[START RECORDS]

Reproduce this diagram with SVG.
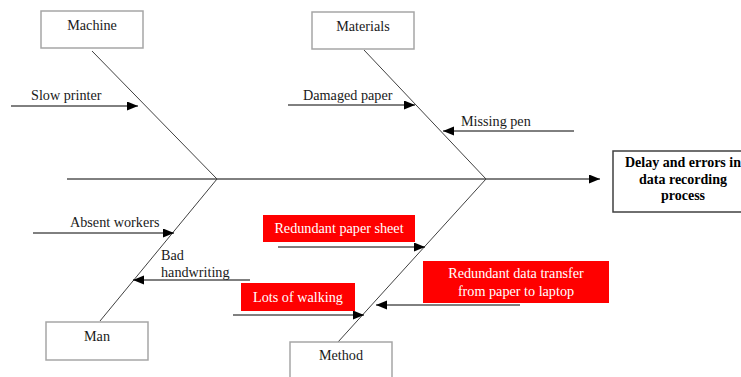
<svg xmlns="http://www.w3.org/2000/svg" width="741" height="377" viewBox="0 0 741 377">
<defs>
<marker id="ah" markerUnits="userSpaceOnUse" markerWidth="12" markerHeight="10" refX="11" refY="4.5" orient="auto">
<path d="M0,0 L11,4.5 L0,9 Z" fill="#000"/>
</marker>
</defs>
<style>
.box{fill:#fff;stroke:#a6a6a6;stroke-width:1.5}
.red{fill:#ff0000;stroke:none}
.t{font-family:"Liberation Serif","Times New Roman",serif;font-size:14.2px;fill:#1a1a1a}
.tw{font-family:"Liberation Serif","Times New Roman",serif;font-size:14.2px;fill:#fff}
.tb{font-family:"Liberation Serif","Times New Roman",serif;font-size:14px;font-weight:bold;fill:#000}
.bone{stroke:#404040;stroke-width:1;fill:none}
.arr{stroke:#000;stroke-width:1;fill:none;marker-end:url(#ah)}
</style>
<rect width="741" height="377" fill="#fff"/>
<g id="connectors">
<line class="arr" x1="67" y1="179" x2="600" y2="179"/>
<line class="bone" x1="92" y1="51" x2="217" y2="179"/>
<line class="bone" x1="364" y1="50" x2="486" y2="179"/>
<line class="bone" x1="217" y1="179" x2="100" y2="321"/>
<line class="bone" x1="486" y1="179" x2="338" y2="342"/>
<line class="arr" x1="11" y1="106" x2="138" y2="106"/>
<line class="arr" x1="288" y1="105" x2="415" y2="105"/>
<line class="arr" x1="574" y1="131" x2="443" y2="131"/>
<line class="arr" x1="33" y1="233" x2="174" y2="233"/>
<line class="arr" x1="250" y1="280" x2="133" y2="280"/>
<line class="arr" x1="278" y1="247" x2="425" y2="247"/>
<line class="arr" x1="233" y1="315" x2="364" y2="315"/>
<line class="arr" x1="520" y1="305" x2="376" y2="305"/>
</g>
<g id="machine">
<rect class="box" x="41" y="11" width="102" height="37"/>
<text class="t" x="92" y="30" text-anchor="middle">Machine</text>
</g>
<g id="materials">
<rect class="box" x="312" y="12" width="102" height="37"/>
<text class="t" x="363" y="31" text-anchor="middle">Materials</text>
</g>
<g id="man">
<rect class="box" x="46" y="322" width="102" height="38"/>
<text class="t" x="97" y="341" text-anchor="middle">Man</text>
</g>
<g id="method">
<rect class="box" x="290" y="342" width="102" height="40"/>
<text class="t" x="341" y="360" text-anchor="middle">Method</text>
</g>
<g id="effect">
<rect x="613" y="151" width="140" height="61" fill="#fff" stroke="#404040" stroke-width="1.5"/>
<text class="tb" text-anchor="middle"><tspan x="683" y="167">Delay and errors in</tspan><tspan x="683" y="184">data recording</tspan><tspan x="683" y="200">process</tspan></text>
</g>
<g id="slow-printer">
<text class="t" x="31" y="100">Slow printer</text>
</g>
<g id="damaged-paper">
<text class="t" x="303" y="100">Damaged paper</text>
</g>
<g id="missing-pen">
<text class="t" x="461" y="126">Missing pen</text>
</g>
<g id="absent-workers">
<text class="t" x="70" y="227">Absent workers</text>
</g>
<g id="bad-handwriting">
<text class="t"><tspan x="161" y="260">Bad</tspan><tspan x="161" y="277">handwriting</tspan></text>
</g>
<g id="redundant-paper-sheet">
<rect class="red" x="263" y="215" width="152" height="27"/>
<text class="tw" x="339" y="233" text-anchor="middle">Redundant paper sheet</text>
</g>
<g id="lots-of-walking">
<rect class="red" x="241" y="283" width="114" height="28"/>
<text class="tw" x="298" y="302" text-anchor="middle">Lots of walking</text>
</g>
<g id="redundant-data-transfer">
<rect class="red" x="423" y="261" width="186" height="42"/>
<text class="tw" text-anchor="middle"><tspan x="516" y="278">Redundant data transfer</tspan><tspan x="516" y="296">from paper to laptop</tspan></text>
</g>
</svg>
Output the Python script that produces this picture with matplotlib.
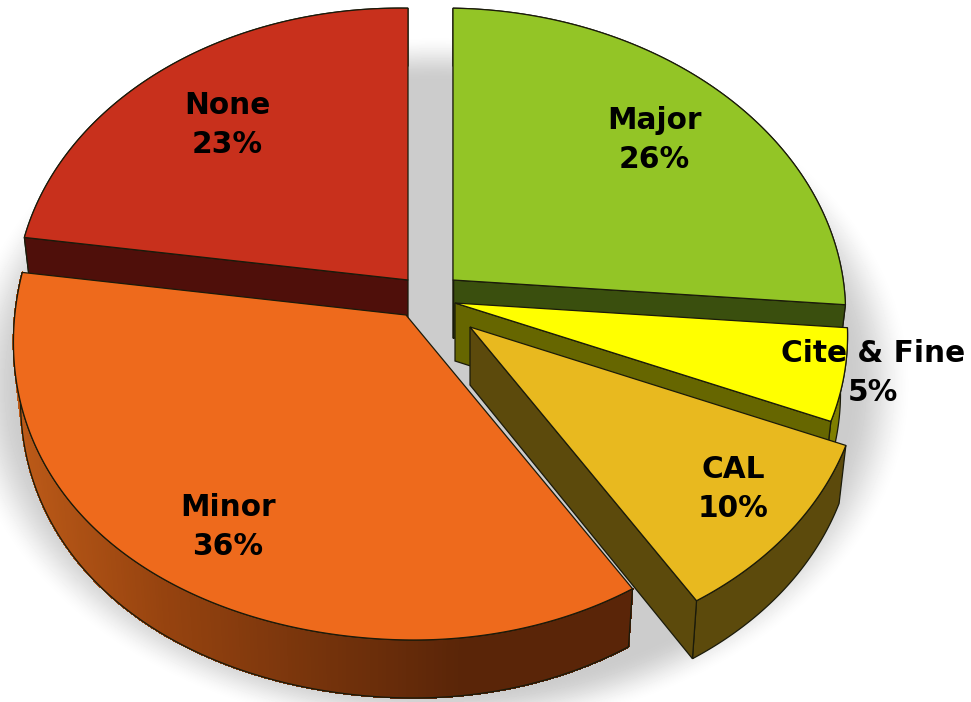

[END RECORDS]

All lines of the data above that include the word "with" must be shown.

Reproduce this diagram with SVG.
Output the Python script that produces this picture with matplotlib.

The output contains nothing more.